■ **EXERCISE INSTRUCTIONS**:
Reply with one number: how many lines contain the word "that".
Start RECORDS SHOWN
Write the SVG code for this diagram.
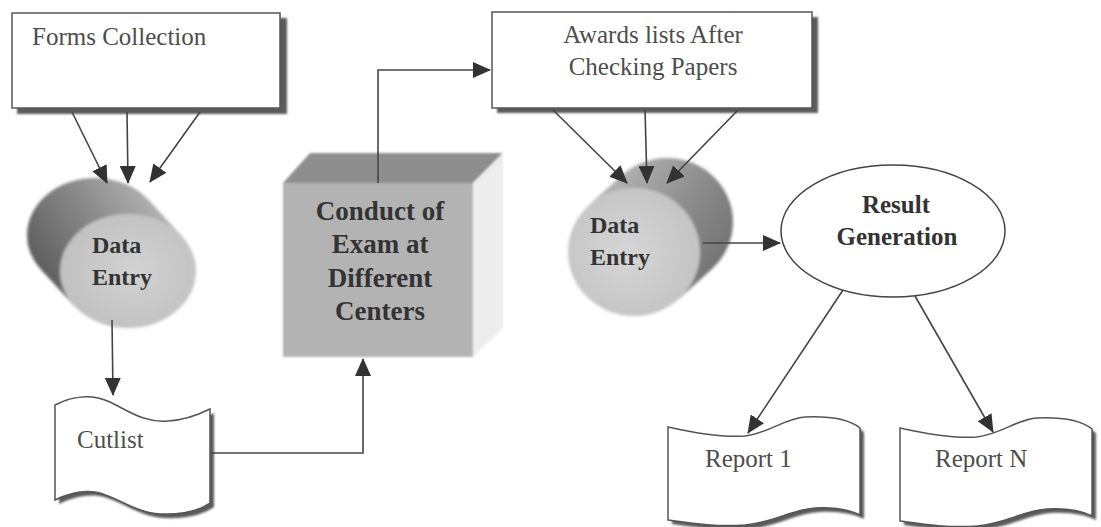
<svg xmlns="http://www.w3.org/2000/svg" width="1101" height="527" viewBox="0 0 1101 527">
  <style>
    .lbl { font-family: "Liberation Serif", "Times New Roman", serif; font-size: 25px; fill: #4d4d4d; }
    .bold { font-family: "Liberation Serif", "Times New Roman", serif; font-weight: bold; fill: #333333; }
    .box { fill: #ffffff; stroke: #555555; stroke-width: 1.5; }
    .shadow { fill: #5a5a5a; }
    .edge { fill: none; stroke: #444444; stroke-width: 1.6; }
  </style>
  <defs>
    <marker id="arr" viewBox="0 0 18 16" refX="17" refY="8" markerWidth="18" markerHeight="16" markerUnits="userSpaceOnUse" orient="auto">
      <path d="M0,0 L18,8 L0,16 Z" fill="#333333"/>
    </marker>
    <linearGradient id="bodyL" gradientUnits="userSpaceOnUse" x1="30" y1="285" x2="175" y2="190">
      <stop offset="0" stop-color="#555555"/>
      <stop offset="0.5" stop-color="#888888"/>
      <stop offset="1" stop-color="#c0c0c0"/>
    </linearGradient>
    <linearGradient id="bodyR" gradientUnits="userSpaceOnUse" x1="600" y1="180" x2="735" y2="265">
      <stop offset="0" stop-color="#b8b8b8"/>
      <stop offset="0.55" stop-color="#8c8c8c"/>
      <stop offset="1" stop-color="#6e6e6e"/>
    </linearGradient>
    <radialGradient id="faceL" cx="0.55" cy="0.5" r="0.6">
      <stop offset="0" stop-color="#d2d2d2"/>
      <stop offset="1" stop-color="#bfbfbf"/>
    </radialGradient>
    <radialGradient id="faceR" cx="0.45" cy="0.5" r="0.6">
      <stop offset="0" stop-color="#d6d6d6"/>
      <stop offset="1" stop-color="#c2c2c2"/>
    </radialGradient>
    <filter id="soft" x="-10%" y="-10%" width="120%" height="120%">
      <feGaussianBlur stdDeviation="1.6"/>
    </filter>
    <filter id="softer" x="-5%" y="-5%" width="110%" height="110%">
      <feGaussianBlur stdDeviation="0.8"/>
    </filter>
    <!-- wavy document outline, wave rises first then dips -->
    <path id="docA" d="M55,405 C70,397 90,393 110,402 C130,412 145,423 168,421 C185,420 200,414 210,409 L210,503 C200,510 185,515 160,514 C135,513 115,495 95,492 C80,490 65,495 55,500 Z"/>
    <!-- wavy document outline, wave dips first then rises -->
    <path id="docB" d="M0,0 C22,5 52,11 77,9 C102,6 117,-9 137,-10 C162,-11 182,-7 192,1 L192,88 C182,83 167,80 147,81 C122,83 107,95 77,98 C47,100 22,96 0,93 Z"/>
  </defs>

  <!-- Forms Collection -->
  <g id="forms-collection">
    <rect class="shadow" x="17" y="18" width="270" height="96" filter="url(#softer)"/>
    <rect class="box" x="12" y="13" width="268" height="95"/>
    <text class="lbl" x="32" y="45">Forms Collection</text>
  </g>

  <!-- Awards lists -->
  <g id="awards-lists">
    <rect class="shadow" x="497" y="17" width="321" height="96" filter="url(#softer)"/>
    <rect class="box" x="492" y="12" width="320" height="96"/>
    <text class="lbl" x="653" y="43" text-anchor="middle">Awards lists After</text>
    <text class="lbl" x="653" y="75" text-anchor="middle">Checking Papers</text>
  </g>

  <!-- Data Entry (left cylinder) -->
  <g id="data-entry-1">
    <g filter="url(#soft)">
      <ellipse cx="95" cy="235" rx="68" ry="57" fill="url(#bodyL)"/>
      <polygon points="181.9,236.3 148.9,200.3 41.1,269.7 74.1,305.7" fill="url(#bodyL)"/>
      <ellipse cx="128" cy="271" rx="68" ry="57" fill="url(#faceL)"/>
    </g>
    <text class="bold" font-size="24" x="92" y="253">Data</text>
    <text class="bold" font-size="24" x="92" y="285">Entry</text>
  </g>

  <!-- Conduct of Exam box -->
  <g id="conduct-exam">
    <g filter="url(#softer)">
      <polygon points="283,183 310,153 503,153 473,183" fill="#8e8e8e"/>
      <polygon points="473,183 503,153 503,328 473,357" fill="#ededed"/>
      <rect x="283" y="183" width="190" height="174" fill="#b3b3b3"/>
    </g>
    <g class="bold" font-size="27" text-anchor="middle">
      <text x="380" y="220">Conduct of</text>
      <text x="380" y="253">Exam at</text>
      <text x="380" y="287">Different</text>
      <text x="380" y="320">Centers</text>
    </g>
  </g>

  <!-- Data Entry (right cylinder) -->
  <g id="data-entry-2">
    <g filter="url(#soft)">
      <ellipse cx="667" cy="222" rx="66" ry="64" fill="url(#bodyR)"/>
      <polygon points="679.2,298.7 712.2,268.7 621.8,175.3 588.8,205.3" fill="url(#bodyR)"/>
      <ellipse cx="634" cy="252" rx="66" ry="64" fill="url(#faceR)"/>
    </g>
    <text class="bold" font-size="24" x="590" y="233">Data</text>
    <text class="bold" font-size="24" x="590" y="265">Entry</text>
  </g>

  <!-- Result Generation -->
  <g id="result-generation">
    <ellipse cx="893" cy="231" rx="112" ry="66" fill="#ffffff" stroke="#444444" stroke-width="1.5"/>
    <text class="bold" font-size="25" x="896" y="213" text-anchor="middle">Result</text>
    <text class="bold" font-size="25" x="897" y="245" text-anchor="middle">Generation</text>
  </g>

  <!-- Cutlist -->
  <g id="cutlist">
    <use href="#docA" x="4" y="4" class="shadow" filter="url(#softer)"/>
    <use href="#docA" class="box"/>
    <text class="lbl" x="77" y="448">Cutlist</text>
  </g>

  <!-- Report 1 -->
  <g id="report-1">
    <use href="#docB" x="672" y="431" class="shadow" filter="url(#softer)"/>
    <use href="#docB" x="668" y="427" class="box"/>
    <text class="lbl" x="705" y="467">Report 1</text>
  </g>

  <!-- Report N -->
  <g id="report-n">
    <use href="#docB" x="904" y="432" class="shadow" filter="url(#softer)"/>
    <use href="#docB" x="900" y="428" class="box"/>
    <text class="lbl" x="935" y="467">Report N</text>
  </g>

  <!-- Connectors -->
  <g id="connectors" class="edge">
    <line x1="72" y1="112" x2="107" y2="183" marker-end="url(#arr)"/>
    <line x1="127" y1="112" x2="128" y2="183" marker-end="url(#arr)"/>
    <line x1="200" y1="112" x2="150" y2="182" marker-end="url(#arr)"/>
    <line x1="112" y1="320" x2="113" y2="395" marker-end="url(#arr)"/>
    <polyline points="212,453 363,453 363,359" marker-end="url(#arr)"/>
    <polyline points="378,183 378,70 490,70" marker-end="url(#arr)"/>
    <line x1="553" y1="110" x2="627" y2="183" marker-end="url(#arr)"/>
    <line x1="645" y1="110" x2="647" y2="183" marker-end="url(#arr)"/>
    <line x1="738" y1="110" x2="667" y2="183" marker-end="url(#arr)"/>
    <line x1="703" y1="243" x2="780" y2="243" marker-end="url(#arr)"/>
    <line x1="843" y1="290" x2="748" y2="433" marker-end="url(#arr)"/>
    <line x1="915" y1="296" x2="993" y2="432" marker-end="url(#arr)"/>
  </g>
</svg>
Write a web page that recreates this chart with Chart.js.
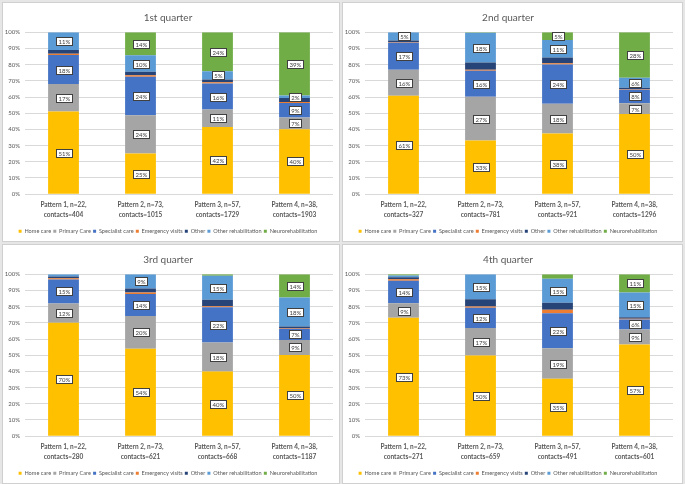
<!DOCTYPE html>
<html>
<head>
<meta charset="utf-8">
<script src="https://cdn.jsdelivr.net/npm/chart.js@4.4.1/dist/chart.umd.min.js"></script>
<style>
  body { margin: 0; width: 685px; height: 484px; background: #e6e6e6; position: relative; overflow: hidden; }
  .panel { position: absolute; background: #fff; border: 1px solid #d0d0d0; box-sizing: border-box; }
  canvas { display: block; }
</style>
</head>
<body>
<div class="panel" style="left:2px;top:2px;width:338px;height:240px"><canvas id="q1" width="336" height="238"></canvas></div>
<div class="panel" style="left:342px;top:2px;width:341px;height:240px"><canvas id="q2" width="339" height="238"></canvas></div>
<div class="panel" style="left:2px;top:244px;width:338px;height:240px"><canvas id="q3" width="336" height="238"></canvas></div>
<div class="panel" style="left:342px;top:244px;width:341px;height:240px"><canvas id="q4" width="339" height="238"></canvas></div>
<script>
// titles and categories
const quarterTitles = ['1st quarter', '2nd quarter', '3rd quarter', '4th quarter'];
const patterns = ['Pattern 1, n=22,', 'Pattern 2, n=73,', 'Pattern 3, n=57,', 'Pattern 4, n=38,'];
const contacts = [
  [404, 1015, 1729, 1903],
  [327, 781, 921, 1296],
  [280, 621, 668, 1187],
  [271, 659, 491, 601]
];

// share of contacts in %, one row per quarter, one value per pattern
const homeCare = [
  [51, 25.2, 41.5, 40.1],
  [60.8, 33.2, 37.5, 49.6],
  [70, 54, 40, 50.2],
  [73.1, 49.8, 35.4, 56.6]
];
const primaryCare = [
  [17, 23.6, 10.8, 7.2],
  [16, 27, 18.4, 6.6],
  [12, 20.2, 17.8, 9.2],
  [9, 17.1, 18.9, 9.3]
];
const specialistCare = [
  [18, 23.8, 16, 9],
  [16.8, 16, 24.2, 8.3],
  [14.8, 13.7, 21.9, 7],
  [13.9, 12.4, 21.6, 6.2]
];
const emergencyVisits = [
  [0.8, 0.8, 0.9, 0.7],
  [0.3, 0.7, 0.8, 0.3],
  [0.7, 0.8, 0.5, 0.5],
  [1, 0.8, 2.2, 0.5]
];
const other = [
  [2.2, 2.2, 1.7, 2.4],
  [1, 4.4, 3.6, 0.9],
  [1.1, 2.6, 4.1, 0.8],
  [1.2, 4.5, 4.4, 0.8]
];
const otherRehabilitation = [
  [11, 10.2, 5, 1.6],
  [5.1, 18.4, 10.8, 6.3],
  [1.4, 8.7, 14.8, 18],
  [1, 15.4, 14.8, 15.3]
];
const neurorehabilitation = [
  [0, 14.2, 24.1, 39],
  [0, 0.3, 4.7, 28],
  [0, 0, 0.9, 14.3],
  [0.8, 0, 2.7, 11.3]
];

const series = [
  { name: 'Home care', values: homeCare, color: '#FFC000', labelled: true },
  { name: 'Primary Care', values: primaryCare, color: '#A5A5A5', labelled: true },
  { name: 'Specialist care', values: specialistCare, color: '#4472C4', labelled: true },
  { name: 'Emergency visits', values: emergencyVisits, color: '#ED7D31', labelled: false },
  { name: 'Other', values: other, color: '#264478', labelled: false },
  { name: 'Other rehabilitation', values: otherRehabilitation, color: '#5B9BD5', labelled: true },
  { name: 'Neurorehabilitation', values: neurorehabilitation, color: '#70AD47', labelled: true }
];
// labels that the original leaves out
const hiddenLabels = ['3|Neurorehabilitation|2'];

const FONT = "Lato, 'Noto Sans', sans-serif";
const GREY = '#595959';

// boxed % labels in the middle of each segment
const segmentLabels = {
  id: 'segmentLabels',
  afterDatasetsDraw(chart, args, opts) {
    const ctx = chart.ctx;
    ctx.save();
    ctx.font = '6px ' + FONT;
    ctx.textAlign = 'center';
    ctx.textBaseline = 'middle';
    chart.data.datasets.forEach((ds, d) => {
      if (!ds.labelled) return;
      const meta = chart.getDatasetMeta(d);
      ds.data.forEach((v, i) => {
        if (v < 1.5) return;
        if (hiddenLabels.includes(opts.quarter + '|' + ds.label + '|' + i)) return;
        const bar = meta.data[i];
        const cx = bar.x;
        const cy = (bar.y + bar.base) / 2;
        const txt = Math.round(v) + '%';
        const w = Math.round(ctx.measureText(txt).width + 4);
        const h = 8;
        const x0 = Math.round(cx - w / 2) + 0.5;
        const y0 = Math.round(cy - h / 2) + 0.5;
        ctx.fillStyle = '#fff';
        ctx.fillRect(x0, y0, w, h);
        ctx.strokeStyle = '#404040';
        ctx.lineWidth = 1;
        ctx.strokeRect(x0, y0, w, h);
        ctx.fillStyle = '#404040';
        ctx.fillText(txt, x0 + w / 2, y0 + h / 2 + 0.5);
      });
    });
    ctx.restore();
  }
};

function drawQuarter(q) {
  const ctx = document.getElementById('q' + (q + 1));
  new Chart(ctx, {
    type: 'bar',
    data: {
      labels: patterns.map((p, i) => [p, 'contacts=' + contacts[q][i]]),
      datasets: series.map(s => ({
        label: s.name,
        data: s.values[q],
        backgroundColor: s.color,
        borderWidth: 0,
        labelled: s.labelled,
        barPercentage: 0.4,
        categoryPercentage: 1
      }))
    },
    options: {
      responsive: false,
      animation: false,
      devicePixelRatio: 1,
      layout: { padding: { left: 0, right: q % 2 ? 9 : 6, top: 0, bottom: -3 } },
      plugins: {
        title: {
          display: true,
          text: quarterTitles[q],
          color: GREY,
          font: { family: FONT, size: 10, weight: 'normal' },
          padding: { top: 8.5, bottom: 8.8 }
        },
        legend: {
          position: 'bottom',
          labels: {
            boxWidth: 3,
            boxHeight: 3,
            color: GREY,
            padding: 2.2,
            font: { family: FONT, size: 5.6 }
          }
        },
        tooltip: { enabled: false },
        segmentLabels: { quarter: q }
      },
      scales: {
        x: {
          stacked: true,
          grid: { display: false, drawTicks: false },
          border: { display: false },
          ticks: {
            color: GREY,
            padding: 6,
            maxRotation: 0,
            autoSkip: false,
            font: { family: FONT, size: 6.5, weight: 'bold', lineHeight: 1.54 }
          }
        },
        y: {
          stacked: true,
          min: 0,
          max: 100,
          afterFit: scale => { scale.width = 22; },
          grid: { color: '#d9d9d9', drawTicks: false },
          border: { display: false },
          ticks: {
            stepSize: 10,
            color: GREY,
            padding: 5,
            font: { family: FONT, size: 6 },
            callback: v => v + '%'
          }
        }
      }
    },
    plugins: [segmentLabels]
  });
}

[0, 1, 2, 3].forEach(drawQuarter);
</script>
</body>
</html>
End RECORDS SHOWN
■ **EXERCISE SOLUTION**:
2